» **Data entries**:
— BEGIN —

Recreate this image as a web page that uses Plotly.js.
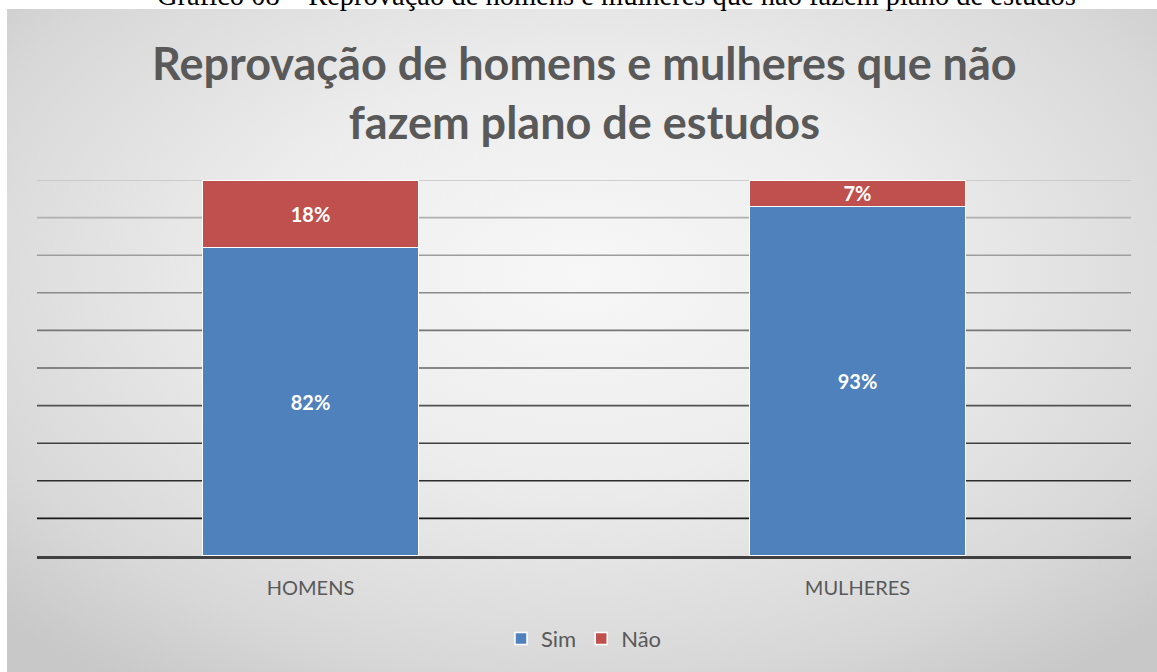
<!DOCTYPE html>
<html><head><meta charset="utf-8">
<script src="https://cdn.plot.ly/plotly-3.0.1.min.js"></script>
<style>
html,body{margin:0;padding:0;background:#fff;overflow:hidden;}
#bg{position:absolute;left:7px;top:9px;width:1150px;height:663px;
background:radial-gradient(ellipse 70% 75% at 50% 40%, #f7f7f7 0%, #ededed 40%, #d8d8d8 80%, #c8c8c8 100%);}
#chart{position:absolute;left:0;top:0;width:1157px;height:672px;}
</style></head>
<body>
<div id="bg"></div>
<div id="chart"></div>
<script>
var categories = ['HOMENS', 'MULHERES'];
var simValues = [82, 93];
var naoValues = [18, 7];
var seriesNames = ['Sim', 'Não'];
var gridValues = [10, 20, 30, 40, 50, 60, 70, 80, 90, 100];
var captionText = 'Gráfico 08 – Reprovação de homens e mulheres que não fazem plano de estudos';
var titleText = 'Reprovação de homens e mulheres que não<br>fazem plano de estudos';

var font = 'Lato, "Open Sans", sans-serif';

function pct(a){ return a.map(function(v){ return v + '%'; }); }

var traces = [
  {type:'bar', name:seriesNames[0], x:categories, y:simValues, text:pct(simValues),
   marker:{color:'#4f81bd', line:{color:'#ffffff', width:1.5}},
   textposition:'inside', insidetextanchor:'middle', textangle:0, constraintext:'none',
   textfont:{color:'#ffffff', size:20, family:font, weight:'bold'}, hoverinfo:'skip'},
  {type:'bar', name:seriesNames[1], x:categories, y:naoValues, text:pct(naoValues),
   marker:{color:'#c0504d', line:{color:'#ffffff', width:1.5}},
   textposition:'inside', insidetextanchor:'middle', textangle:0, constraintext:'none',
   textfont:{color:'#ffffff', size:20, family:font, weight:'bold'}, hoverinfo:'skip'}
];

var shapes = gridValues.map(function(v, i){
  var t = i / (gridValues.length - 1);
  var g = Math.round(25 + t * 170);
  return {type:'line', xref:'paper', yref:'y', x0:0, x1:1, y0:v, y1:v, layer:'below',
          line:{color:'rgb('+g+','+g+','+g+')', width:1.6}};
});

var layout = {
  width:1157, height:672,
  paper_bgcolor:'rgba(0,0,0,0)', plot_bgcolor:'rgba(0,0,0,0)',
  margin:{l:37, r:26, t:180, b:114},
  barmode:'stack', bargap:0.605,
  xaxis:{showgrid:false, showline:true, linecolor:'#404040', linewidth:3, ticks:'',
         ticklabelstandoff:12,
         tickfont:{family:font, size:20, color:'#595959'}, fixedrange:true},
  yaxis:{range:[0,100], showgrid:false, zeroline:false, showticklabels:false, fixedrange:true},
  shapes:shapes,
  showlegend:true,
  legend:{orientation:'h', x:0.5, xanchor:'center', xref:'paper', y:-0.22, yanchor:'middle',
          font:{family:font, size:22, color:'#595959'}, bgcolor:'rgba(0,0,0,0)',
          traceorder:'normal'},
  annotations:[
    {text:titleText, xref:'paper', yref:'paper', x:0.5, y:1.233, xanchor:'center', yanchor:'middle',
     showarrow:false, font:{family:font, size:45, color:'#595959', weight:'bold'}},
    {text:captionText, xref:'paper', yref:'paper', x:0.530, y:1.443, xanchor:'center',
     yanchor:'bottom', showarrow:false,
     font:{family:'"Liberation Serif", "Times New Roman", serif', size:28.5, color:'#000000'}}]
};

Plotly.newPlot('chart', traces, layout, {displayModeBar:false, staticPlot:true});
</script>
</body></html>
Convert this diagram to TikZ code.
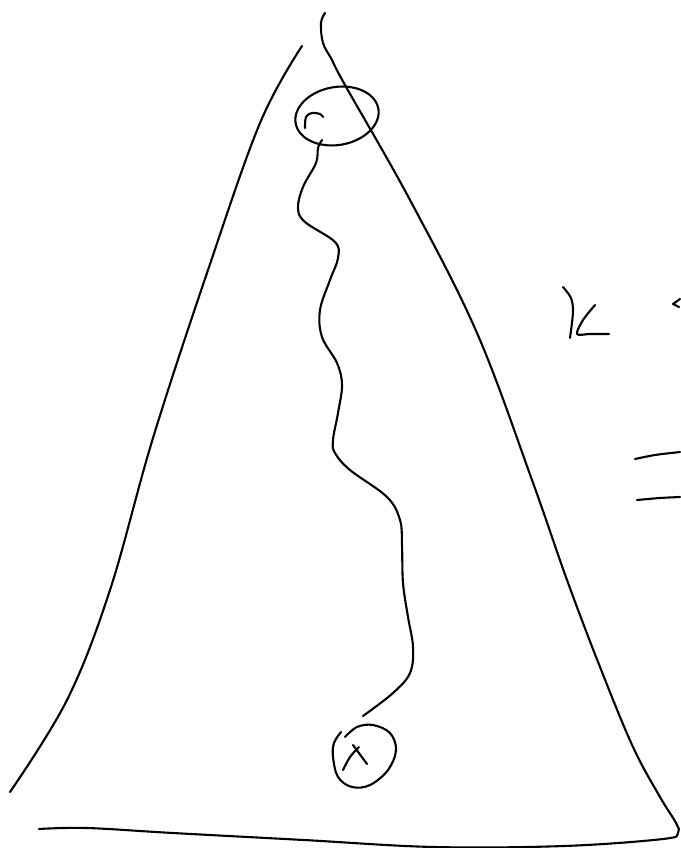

— END —

» **Objective**:
Among the lines of the data, identify those with the word "this". Copy each of them.

» **Reply to the task**:
Recreate this image as a web page that uses Plotly.js.
Convert this diagram to TikZ code.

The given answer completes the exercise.